In their x-ray of the economy, the report declared that government effort at clinching macro-economic stability has not yielded much; stressing that aside the oil sector which produces 96% of the total export to the country, effective private sector presence in areas like transportation, energy, and communication, has not been accomplished due to a number of reasons. These include the huge cost involved in such areas, managerial inadequacies that compound an already weak economy.
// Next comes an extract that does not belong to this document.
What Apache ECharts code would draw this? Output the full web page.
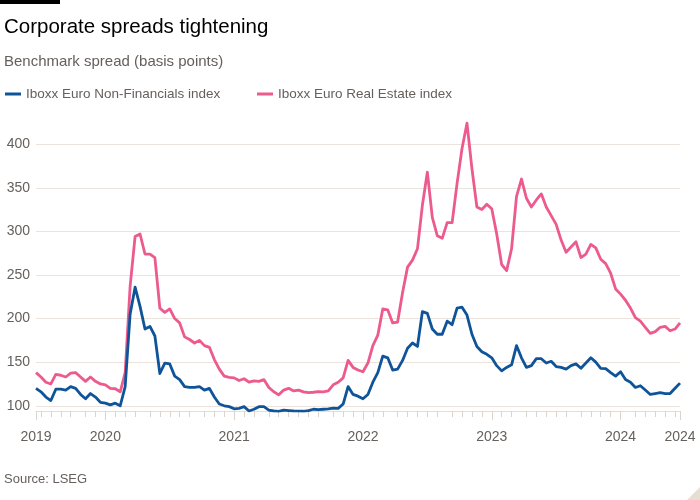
<!DOCTYPE html>
<html>
<head>
<meta charset="utf-8">
<script src="https://cdn.jsdelivr.net/npm/echarts@6/dist/echarts.min.js"></script>
<style>
html,body{margin:0;padding:0;background:#ffffff;}
#chart{width:700px;height:500px;}
</style>
</head>
<body>
<div id="chart"></div>
<script>
// Fortnightly observations, first one on 2019-06-19
const startDate = '2019-06-19';
const stepDays = 14;

const seriesNames = ['Iboxx Euro Non-Financials index', 'Iboxx Euro Real Estate index'];

const nonFinancials = [
  120,116,110,106,119,119,118,122,120,113,
  108,114,110,104,103,101,103,100,122,205,
  236,214,188,191,180,137,149,148,134,130,
  122,121,121,122,118,120,110,102,100,99,
  96.5,97,99,94,96,99,99,95,94,93.5,
  95,94.5,94,93.8,93.7,94.5,96,95.5,96,96.5,
  97.3,97,102,122,113,111,108,113,127,138,
  157,155,141,142,152,166,172,168,208,206,
  188,182,182,197,193,212,213,204,182,168,
  162,159,155,146,140,144,147,169,155,144,
  146,154,154,149,151,145,144,142,146,148,
  143,149,155,150,143,142.5,138,134,139,130,
  127,121,123,118,113,114,115,114,114,120,
  126
];

const realEstate = [
  138,133,127,125,136,135,133,137.5,138,133,
  128,133,128,125,124,120,119.5,116,138,237,
  294,297,274,274,270,212,207,211,200,195,
  179,176,172,175,169,167,153,142,134,132.5,
  132,129,131,127,128.5,128,130,121,116,112.5,
  118,120,117,118,116,115,115.5,116.3,116,117,
  124,127,132,152,144,141,139,149,169,181,
  211,210,195,196,230,259,267,280,330,368,
  316,295,292,310,310,355,395,424,372,328,
  325,331,326,297,262,255,280,340,360,338,
  328,336,343,328,318,308,290,276,282,288,
  270,274,285,281,268,263,252,234,228,221,
  212,201,197,190,183,185,190,191,186,188,
  195
];

const yTickValues = [100, 150, 200, 250, 300, 350, 400];

// ---- build category dates ----
const DAY = 86400000;
const t0 = Date.parse(startDate + 'T00:00:00Z');
const dates = nonFinancials.map((_, i) => {
  const d = new Date(t0 + i * stepDays * DAY);
  return d.toISOString().slice(0, 10);
});
const lastIdx = dates.length - 1;
function around(i, off) { return new Date(t0 + i * stepDays * DAY + off * DAY); }
function monthBoundary(i) {
  const a = around(i, -7), b = around(i, 7);
  return a.getUTCMonth() !== b.getUTCMonth() || a.getUTCFullYear() !== b.getUTCFullYear();
}
function yearBoundary(i) {
  return around(i, -7).getUTCFullYear() !== around(i, 7).getUTCFullYear();
}
function isMajor(i) { return i === 0 || i === lastIdx || yearBoundary(i); }

const FONT = '"Liberation Sans", Arial, sans-serif';
const GREY = '#66605c';
const BLUE = '#0f5499';
const PINK = '#ec5a8e';

const chart = echarts.init(document.getElementById('chart'), null, {renderer: 'canvas'});
chart.setOption({
  animation: false,
  backgroundColor: '#ffffff',
  title: [
    {text: 'Corporate spreads tightening', left: -1, top: 12,
     textStyle: {fontFamily: FONT, fontSize: 20.5, fontWeight: 'normal', color: '#000000'}},
    {text: 'Benchmark spread (basis points)', left: -1, top: 49,
     textStyle: {fontFamily: FONT, fontSize: 15, fontWeight: 'normal', color: GREY}},
    {text: 'Source: LSEG', left: -1, top: 468,
     textStyle: {fontFamily: FONT, fontSize: 13, fontWeight: 'normal', color: GREY}}
  ],
  graphic: [
    {type: 'rect', shape: {x: 0, y: 0, width: 60, height: 4}, style: {fill: '#000000'}},
    {type: 'polygon', shape: {points: [[700, 487], [700, 500], [687, 500]]}, style: {fill: '#e8ddd1'}}
  ],
  legend: [
    {data: [seriesNames[0]], left: 0, top: 82, icon: 'rect', itemWidth: 16, itemHeight: 3,
     itemGap: 10, textStyle: {fontFamily: FONT, fontSize: 13.5, color: GREY}},
    {data: [seriesNames[1]], left: 252, top: 82, icon: 'rect', itemWidth: 16, itemHeight: 3,
     itemGap: 10, textStyle: {fontFamily: FONT, fontSize: 13.5, color: GREY}}
  ],
  grid: {left: 36, right: 20, top: 118, bottom: 89, containLabel: false},
  xAxis: [
    {
      type: 'category', data: dates, boundaryGap: false, position: 'bottom',
      axisLine: {show: true, lineStyle: {color: '#e6ddd4', width: 1}},
      axisTick: {show: true, length: 9, interval: (i) => isMajor(i), lineStyle: {color: '#ddd3c9', width: 1}},
      axisLabel: {
        show: true, interval: (i) => isMajor(i), margin: 19,
        fontFamily: FONT, fontSize: 14, color: GREY,
        formatter: (v, i) => String(new Date(Date.parse(v + 'T00:00:00Z') + 7 * DAY).getUTCFullYear())
      },
      splitLine: {show: false}
    },
    {
      type: 'category', data: dates, boundaryGap: false, position: 'bottom', gridIndex: 0,
      axisLine: {show: false},
      axisTick: {show: true, length: 6, interval: (i) => monthBoundary(i), lineStyle: {color: '#ddd3c9', width: 1}},
      axisLabel: {show: false},
      splitLine: {show: false}
    }
  ],
  yAxis: {
    type: 'value', min: 94, max: 430, splitNumber: 6,
    axisLine: {show: false}, axisTick: {show: false},
    axisLabel: {
      fontFamily: FONT, fontSize: 14, color: GREY, margin: 6,
      showMinLabel: false, showMaxLabel: false,
      formatter: (v) => yTickValues.indexOf(v) >= 0 ? String(v) : ''
    },
    splitLine: {show: true, showMinLine: false, showMaxLine: false,
      lineStyle: {color: '#ece4dc', width: 1}}
  },
  series: [
    {name: seriesNames[1], type: 'line', data: realEstate, xAxisIndex: 0, showSymbol: false, symbol: 'none',
     lineStyle: {color: PINK, width: 2.8, join: 'round'}, itemStyle: {color: PINK}, z: 2},
    {name: seriesNames[0], type: 'line', data: nonFinancials, xAxisIndex: 0, showSymbol: false, symbol: 'none',
     lineStyle: {color: BLUE, width: 2.8, join: 'round'}, itemStyle: {color: BLUE}, z: 3}
  ]
});
</script>
</body>
</html>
In view of this, the European Development Fund programmes, expected to raise a total target of 600m Euro in five years at 120mEuro a year, has the major goal of attaining an appreciable level of poverty reduction, enhanced developmental opportunities in Nigeria and putting Nigeria’s nascent democracy on a solid footing. According to the report, the EU accord due recognition to the centrality of the states and local governments to the effective execution of government policies, and the realisation of the objective of good governance.

The report stated that the European Development Fund has indicated readiness in the provision of development incentives in Nigeria through multi donor programmes. This will provide the EU, with the ideal platform to feature prominently on the issue of the selection of the policies that will further propel international recognition.

In all, the report pointed that a critical analysis of the Nigerian situation culminated in the selection of 6 states, one each from the six-geopolitical zones, into which the country is divided; as the areas of focus of the EU activities. These are Osun (South West), Cross River  (South South), Abia (South East), Plateau (North Central), Gombe (North East) and Kebbi (North West).

The focus of the EDF activities in each of these states includes: health, water, education, rural development, and food security – areas that are considered “sensitive” to the crusade against poverty.